Wednesday, 2 December 2009
The sun sets on BMW ORACLE Racing's time in San Diego. Image copyright Gilles Martin-Raget/BMW ORACLE Racing.
by Peter Rusch
Over the weekend the wing came down and was removed from the BOR 90, which itself was then hauled from the water on Saturday afternoon. Most of the team were given a hard-earned day off on Sunday.
But Monday means back to work. This week, the team is beginning its preparations to ship out from San Diego. And while the base is beginning to be packed up, some minor modifications are being made to the BOR 90.
"Moving from a soft mainsail to a hard wing sail was a massive, but successful upgrade," explains team CEO Russell Coutts. "We’ve sailed for nearly three weeks in the new configuration and we've learned a huge amount in this time.
"There is some fine-tuning of the boat to the wing and we're taking the opportunity to make these changes before the boat is shipped to Valencia."
The trimaran is currently enveloped in a custom-built tent where the work is taking place and where the boat will also be prepared for shipping.
Trimmer, Dirk de Ridder
Dirk [pronounced 'Derek'] de Ridder - aka 'Cheese' - is the mainsail trimmer on board the BOR 90. Except now, there's no mainsail. Just an enormous wing sail. A veteran of three round the world races, he has previously been with AmericaOne and BMW ORACLE Racing in the America's Cup.
Peter Rusch caught up with him over the weekend, following the final testing session in San Diego.

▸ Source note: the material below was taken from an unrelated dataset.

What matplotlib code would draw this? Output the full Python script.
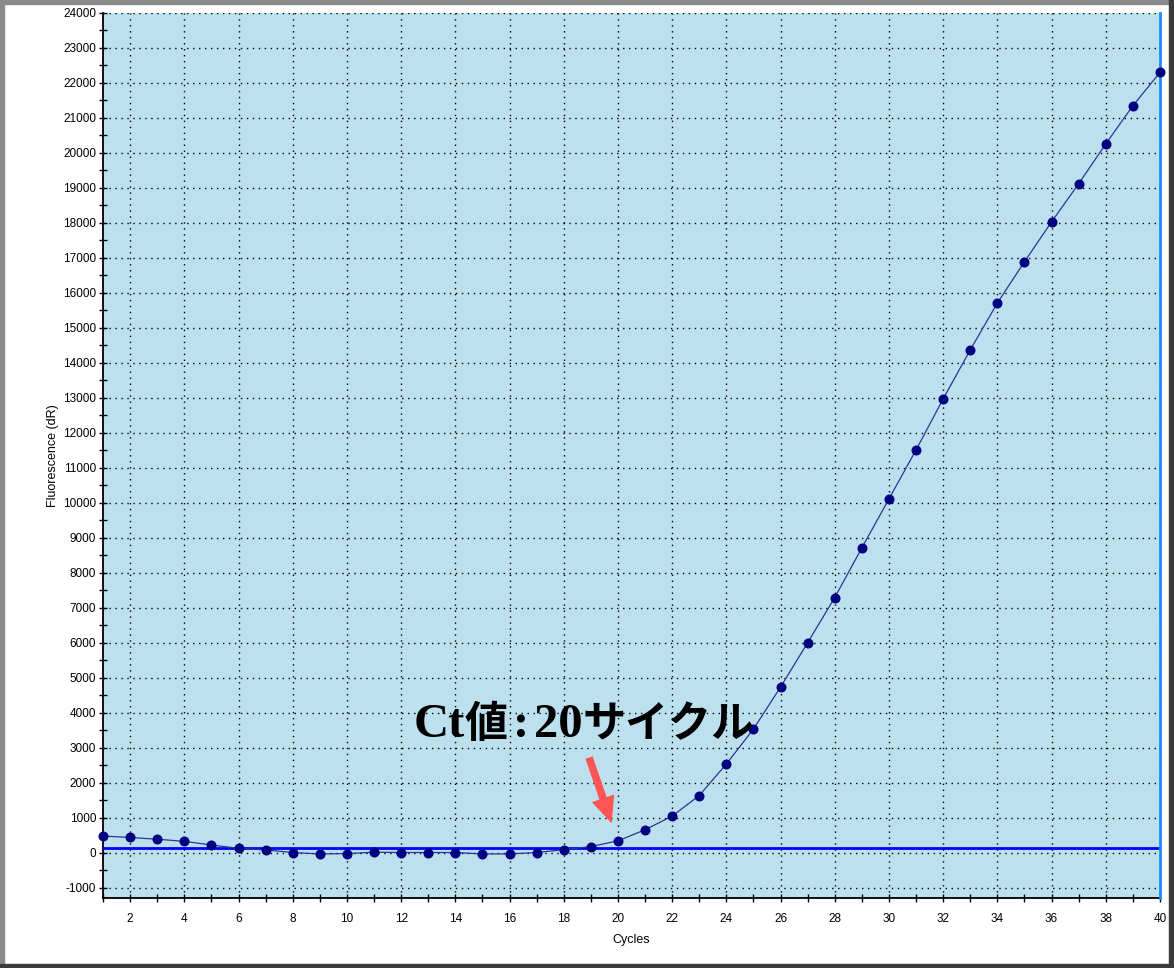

Q: How has using the wing sail changed what you do on board the BOR 90?
A: The wing has changed my job quite a lot. The biggest difference for me is that the loading of the boat is completely different. You don't have any mainsheet loads anymore; that's disappeared. And you rely much more on the instruments than on your eye. The first few days were difficult... I confused myself sometimes by thinking of it like a soft sail and it's not a soft sail.
Q: There are dozens of orange 'tell-tales' on the wing sail. Do you use them the same as you would with a traditional mainsail?
A: You do, but you can't see through the wing, so I work closely with Joey Newton (AUS), who tells me whether we have connected flow on the leeward side or not. Especially downwind, he's my vision and he tells me how we're going.
Q: How was the final week of testing here in San Diego?
A: We had a few really good days to close this testing session. They were long days and we did a lot to verify targets and experiment with a few things, so it was a successful week.
Q: Your last session on Friday took place in the bay, on a holiday, with hundreds of other boats on the same patch of water. From on board the chase boat, it seemed very crowded. Were there any nervous moments?
A: It was incredibly busy on the harbour and with a soft sail, you would never have contemplated doing that. But with the wing sail, you can stop so quickly and move the boat around so easily, it's much safer.
Q: Do you enjoy sailing with the wing sail, or is it too different from what you normally do?
A: I love it. I mean look at it. It's enormous. It's never been done before at this size. We've only scratched the surface on what it can do. There's massive potential to improve on it still. This came out of the box very well, which makes our life easier, but you have to stop thinking of this as a soft sail - it's very different.